Joshua Searle

Joshua Searle
Australian/Colombian
b. 1998

In his practice Joshua Searle continues an exploration of memory, inheritance, and cultural reclamation through painting and sculpture. Working across both public and commercial contexts, Searle examines the diasporic condition—how identity and belonging are shaped by histories of migration, displacement, and colonisation. Drawing on his Colombian heritage, his works often revisit Pre-Columbian artefacts and museum collections, transforming them into contemporary meditations on power, loss, and the endurance of culture.

Recent projects including Museo del Oro Robado (Museum of Stolen Gold) (2024), Oro vivo (Living Gold) (2025), and El sudor del sol (The Sweat of the Sun) (2025) continue his dialogue between colonial histories and living cultural memory. In these works, gold becomes both a material and metaphor—reflecting its spiritual resonance in Indigenous cosmologies, where it symbolises balance and divine connection. Through his sculptural forms and painted surfaces, Searle reimagines how the sacred persists beyond acts of erasure, illuminating what endures through land, language, and the collective body of a people.

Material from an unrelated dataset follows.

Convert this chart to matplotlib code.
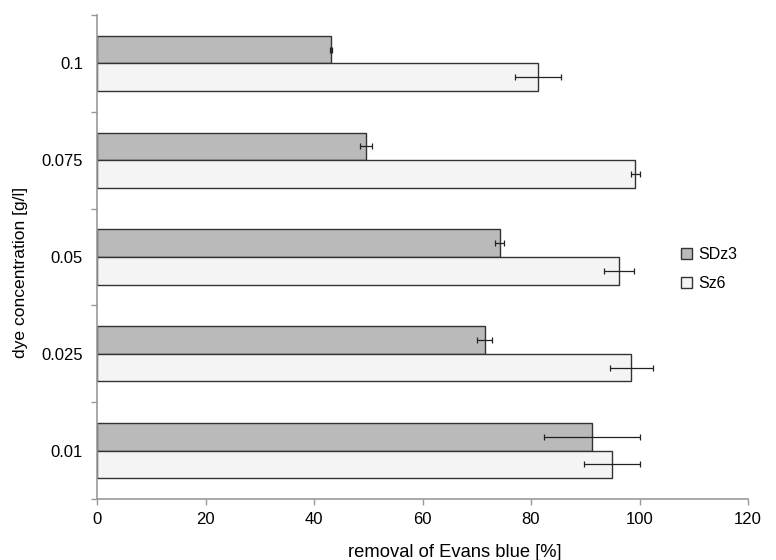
import numpy as np
import matplotlib.pyplot as plt
from matplotlib.ticker import FixedLocator

plt.rcParams["font.family"] = ["Liberation Sans", "DejaVu Sans"]

# Data
concentrations = ["0.01", "0.025", "0.05", "0.075", "0.1"]
sdz3_values = [91.2, 71.5, 74.2, 49.6, 43.1]
sdz3_errors = [8.8, 1.4, 0.8, 1.1, 0.2]
sz6_values = [94.9, 98.5, 96.2, 99.2, 81.3]
sz6_errors = [5.1, 3.9, 2.7, 0.8, 4.2]

fig = plt.figure(figsize=(7.76, 5.6), dpi=100)
ax = fig.add_axes([97 / 776, 61 / 560, (748 - 97) / 776, (499 - 15) / 560])

y = np.arange(len(concentrations))
h = 0.285
edge = "#333333"
err_kw = dict(ecolor="#222222", elinewidth=0.9, capsize=2, capthick=0.9)

ax.barh(y + h / 2, sdz3_values, height=h, xerr=sdz3_errors, color="#bababa",
        edgecolor=edge, linewidth=1.0, error_kw=err_kw, label="SDz3")
ax.barh(y - h / 2, sz6_values, height=h, xerr=sz6_errors, color="#f4f4f4",
        edgecolor=edge, linewidth=1.0, error_kw=err_kw, label="Sz6")

ax.set_xlim(0, 120)
ax.set_ylim(-0.5, len(concentrations) - 0.5)
ax.set_xticks([0, 20, 40, 60, 80, 100, 120])
ax.set_yticks(y)
ax.set_yticklabels(concentrations)
ax.yaxis.set_minor_locator(FixedLocator(np.arange(-0.5, len(concentrations), 1.0)))

for side in ("top", "right"):
    ax.spines[side].set_visible(False)
for side in ("left", "bottom"):
    ax.spines[side].set_color("#999999")
    ax.spines[side].set_linewidth(1.2)

fs = 12
ax.tick_params(axis="y", which="major", length=0, pad=10, labelsize=fs)
ax.tick_params(axis="y", which="minor", length=4, color="#999999", width=1)
ax.tick_params(axis="x", length=4, color="#999999", width=1, labelsize=fs, pad=5)

ax.set_xlabel("removal of Evans blue [%]", fontsize=13.2, va="center")
ax.xaxis.set_label_coords(0.55, -0.11)
ax.set_ylabel("dye concentration [g/l]", fontsize=12.6, va="center")
ax.yaxis.set_label_coords(-0.118, 0.469)

ax.legend(loc="center left", bbox_to_anchor=(0.875, 0.475), frameon=False,
          fontsize=11.5, handlelength=0.7, handleheight=0.7, handletextpad=0.4,
          labelspacing=0.9)

fig.savefig("out.png", dpi=100)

Searle has received national recognition through major public gallery exhibitions, including Bienvenido at the Mornington Peninsula Regional Gallery, and as a finalist in the Sir John Sulman Prize (Art Gallery of New South Wales, 2023 & 2025), the inaugural MAC yapang Art Prize (2025), the Walyalup Fremantle Print Prize (2025), and the National Works on Paper Prize (2024). Recipient of the 2024 Mason Family Trust Fellowship, Searle’s research in Colombia—examining Indigenous goldsmithing and sculptural practices—continues to inform his expanding visual language, one that seeks to reclaim, reimagine, and renew cultural continuity across distance and time.